Include the line containing "import plotly.graph_objects as go" and all lines before it, repeated exactly from the listing below, without pictures.

→ **Source material**:
━━━━━━━━━━━━━━━━

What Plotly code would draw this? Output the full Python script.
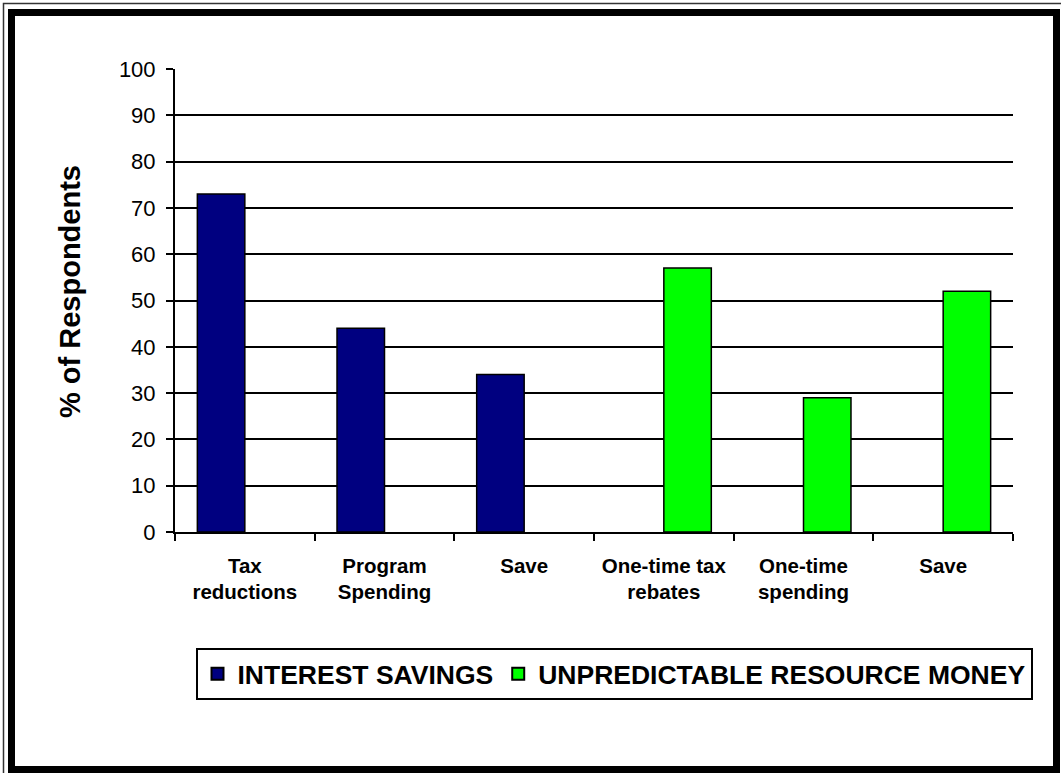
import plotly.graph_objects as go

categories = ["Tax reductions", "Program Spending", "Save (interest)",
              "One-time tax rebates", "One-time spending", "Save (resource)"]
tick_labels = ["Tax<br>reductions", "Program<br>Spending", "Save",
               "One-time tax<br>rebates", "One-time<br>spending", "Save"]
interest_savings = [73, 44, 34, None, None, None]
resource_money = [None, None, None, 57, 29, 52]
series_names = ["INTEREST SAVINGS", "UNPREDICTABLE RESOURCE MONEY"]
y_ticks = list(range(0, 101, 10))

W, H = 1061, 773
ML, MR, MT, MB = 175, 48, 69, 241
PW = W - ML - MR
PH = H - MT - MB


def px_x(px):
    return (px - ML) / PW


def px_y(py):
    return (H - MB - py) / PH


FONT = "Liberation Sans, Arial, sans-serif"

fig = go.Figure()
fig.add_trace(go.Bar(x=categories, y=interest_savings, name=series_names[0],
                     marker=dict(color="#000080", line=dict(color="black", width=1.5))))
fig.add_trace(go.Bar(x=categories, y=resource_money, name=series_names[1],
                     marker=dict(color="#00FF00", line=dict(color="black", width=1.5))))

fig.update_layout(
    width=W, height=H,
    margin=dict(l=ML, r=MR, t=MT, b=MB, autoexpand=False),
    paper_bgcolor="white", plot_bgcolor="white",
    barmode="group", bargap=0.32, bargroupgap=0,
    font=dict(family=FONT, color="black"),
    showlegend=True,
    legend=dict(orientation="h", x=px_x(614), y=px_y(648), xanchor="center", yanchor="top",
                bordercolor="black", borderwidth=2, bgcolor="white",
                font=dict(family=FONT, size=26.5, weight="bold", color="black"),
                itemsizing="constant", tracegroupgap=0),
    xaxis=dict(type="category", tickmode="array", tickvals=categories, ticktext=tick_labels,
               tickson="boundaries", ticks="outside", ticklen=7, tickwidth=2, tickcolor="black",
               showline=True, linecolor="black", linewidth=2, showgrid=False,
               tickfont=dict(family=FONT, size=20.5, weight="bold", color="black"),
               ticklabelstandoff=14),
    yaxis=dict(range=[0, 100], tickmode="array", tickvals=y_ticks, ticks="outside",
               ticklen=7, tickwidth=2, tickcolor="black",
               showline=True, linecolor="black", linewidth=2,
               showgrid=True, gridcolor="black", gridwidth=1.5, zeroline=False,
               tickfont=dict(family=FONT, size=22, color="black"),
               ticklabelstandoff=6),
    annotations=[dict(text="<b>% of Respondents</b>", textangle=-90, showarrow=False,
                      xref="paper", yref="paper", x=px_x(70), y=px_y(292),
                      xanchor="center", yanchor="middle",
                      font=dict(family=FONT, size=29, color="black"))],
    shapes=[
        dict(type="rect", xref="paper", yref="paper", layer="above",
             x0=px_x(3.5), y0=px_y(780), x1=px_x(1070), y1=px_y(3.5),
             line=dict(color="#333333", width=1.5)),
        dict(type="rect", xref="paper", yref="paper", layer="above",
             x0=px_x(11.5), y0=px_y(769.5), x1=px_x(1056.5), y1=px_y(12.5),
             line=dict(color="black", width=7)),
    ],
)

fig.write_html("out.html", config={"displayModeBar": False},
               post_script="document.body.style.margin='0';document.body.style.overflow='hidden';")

━━━━━━━━━━━━━━━━

→ **The completed task**:
What Plotly code would draw this? Output the full Python script.
import plotly.graph_objects as go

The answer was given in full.